Novice Explanations Of Hurricane Formation Offer Insights Into Scientific Literacy And The Development Of Expert-Like Conceptions
The ability to explain scientific phenomena is a key feature of scientific literacy, and engaging students’ prior knowledge, especially their alternate conceptions, is an effective strategy for enhancing scientific literacy and developing expertise. The gap in knowledge about the alternate conceptions that novices have about many of Earth’s complex phenomena (National Research Council, 2012), however, makes this type of engagement in geoscience courses challenging. This study helps to fill this gap by identifying and describing how novices to geoscience explain a complex scientific phenomenon, hurricane formation. Using a pragmatism methodology, 326 students in introductory-level geoscience courses at two public universities in the United States of America, in Georgia (n=168) and Nebraska (n=158), were surveyed.

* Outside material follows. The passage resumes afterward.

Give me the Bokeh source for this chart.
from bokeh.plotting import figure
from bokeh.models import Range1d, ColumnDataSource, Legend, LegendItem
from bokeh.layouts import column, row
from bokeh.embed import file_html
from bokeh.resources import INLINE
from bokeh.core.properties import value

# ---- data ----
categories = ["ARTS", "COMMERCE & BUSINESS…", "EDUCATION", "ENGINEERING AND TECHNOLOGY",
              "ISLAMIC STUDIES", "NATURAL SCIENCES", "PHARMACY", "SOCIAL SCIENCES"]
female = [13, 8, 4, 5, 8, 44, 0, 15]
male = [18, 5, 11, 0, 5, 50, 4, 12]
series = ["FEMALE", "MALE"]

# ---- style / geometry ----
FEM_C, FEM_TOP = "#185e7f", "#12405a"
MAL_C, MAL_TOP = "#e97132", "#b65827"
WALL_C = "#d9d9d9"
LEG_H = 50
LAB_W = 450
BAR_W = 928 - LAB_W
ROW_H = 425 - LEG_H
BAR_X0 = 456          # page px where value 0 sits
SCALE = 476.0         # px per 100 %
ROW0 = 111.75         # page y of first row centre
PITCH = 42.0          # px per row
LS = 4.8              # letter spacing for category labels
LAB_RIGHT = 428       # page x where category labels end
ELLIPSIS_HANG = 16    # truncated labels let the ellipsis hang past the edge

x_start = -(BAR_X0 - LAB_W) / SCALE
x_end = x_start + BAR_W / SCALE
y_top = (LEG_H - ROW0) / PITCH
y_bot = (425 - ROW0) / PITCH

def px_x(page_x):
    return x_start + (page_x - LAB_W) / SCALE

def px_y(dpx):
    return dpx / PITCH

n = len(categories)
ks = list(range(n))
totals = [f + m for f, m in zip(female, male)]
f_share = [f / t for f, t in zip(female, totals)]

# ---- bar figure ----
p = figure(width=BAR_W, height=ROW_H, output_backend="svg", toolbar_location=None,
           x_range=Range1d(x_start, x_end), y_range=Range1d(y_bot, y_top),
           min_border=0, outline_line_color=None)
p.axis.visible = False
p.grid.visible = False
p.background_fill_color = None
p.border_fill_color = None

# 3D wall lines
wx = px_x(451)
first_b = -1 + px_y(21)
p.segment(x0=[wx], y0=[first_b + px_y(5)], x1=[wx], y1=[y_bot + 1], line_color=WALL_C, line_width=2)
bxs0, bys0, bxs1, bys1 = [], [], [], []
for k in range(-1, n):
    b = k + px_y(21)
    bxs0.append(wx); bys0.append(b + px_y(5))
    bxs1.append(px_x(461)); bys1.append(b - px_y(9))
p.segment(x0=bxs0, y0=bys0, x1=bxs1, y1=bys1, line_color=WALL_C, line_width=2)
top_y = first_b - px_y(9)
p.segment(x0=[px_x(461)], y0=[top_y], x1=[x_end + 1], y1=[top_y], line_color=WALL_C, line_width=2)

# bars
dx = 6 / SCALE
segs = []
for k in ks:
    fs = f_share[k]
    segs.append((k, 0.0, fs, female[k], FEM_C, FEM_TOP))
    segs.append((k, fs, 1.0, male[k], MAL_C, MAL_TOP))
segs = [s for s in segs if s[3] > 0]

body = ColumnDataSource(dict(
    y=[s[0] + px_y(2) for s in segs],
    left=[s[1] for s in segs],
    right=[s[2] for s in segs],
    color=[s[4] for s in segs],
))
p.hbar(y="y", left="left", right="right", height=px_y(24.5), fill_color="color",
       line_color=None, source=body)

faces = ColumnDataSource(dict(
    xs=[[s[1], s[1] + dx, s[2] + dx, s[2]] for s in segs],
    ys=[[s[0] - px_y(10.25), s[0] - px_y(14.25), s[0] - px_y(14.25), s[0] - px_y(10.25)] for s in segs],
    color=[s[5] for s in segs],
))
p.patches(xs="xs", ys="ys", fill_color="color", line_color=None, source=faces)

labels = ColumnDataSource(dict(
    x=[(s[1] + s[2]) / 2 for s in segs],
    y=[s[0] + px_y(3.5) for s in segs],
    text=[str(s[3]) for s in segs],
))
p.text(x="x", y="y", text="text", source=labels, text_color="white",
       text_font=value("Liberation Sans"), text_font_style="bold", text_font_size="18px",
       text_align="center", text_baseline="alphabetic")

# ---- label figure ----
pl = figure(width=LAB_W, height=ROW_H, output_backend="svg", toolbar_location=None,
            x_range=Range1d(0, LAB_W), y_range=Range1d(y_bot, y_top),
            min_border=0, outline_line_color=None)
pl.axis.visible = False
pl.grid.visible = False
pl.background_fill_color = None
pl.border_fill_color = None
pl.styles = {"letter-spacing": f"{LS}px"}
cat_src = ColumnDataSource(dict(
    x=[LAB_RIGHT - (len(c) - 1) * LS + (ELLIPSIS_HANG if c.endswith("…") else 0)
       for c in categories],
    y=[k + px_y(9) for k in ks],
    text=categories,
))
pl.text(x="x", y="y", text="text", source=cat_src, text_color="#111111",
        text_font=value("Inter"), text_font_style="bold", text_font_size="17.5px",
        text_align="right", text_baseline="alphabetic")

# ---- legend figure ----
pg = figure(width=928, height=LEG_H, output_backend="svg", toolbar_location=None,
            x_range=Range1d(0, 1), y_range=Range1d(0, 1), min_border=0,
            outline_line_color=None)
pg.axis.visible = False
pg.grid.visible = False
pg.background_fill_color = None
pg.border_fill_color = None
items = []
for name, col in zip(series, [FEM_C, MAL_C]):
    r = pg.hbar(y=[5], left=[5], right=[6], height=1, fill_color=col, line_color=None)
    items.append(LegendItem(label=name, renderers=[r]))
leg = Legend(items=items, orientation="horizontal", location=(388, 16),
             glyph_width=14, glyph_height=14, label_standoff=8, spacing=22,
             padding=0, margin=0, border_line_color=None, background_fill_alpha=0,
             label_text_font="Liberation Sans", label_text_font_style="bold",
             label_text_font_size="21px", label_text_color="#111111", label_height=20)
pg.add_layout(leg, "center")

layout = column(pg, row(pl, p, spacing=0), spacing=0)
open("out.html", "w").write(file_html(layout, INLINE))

The questionnaire was designed to target and collect novices’ explanations of a single complex Earth phenomenon – hurricane formation. Constant comparative analyses of textual content and diagrams revealed a variety of alternate conceptions. The data suggests that novices seldom invoke scientific first principles, which students matriculating through the education system are expected to learn before college, in their explanations. Two theoretical models synthesize the alternate conceptions and illustrate pathways of conceptual change along which students might move from more novice-like to more expert-like ways of scientific thinking. Our findings provide a basis for the development of instructional activities that aid students in developing more expertlike
conceptions of hurricane formation and other complex Earth phenomena.